Good morning. Pat McFadden has been on media round duties this morning. He is now work and pensions secreratary, and his interviews (conducted from Selhurst Park) were ostensibly about an announcement about premier league football clubs getting involved in a £25m expansion of the youth hubs programme.
In his old job, as chancellor of the duchy of Lancaster, McFadden was in effect the “minister for the Today programme”, the No 10 figure sent out to hose down the media in the face of assorted scandals and problems and there was quite a bit of that going on this morning. He was asked about Donald Trump’s latest outburst. And he was asked about the Conservative allegations that Morgan McSweeney, the PM’s chief of staff, mislead the elections watchdog over donations to a Labour thinktank when the party was in opposition.
The Tories have been banging away at this for some days, and last night they escalated this, publishing a leaked email from a Labour lawyer to McSweeney implying that McSweeney was advised not to tell the Electoral Commission the full reasons why donations were not declared. The Daily Mail has splashed the story. Here is our version, by Pippa Crerar.
The story has not achieved mega lift-off – BBC Breakfast did not even ask McFadden about it – but on Times Radio he was asked if he had confidence in McFadden, and he replied:
Yes, I do. I worked with him very closely on the election campaign. He’s a person of enormous talent.
And on the Today programme McFadden was asked if he was 100% happy that McSweeney had done nothing wrong. McFadden replied:
The Electoral Commission made a statement on this last night, and they said that they’d looked into all these things some years ago and they really didn’t have anything to add to it.

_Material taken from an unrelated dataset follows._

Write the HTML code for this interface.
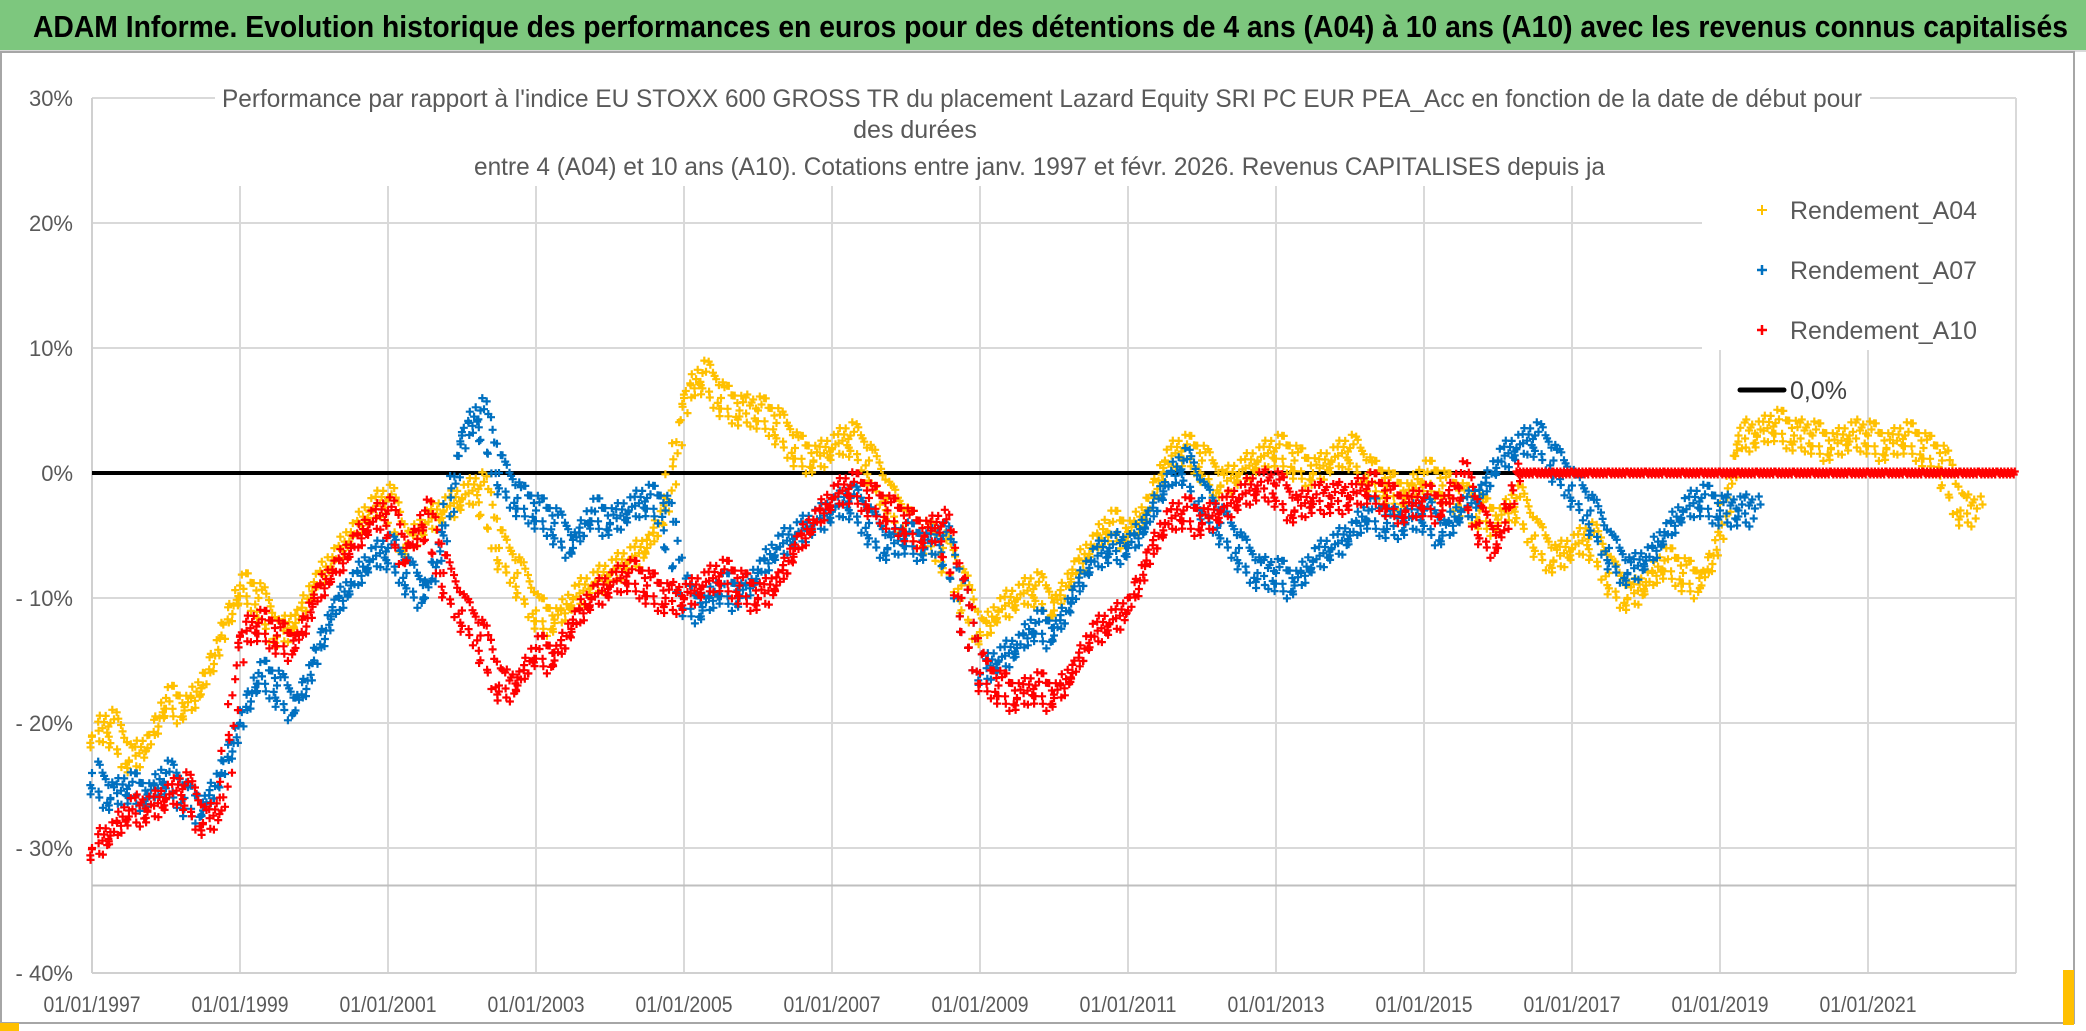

Look, I’m not surprised that the Conservatives are trying to, attack someone who was very effective, who was an integral part of Labour’s general election campaign last year in delivering the Labour victory. And they don’t have very often; they don’t fall from the sky. They require talented people to work on them. He did that, and he did it in a very effective way.
Asked again if he was convinced that McSweeney did nothing criminally wrong, McFadden said:
Look, I think the Electoral Commission have looked into that. They’ve said there is nothing to add here. They are the people actually charged with policing the rules around declarations to nations and all the rest of that. And they looked into this as far back, I think, as 2021.
I will post more from McFadden’s interviews shortly.
The Commons is in recess, and Labour and the Conservatives are both preparing for their party conferences. Labour’s starts this weekend, and the Tories’ the week after. The political diary looks quite empty, but the news never stops, so something will come up.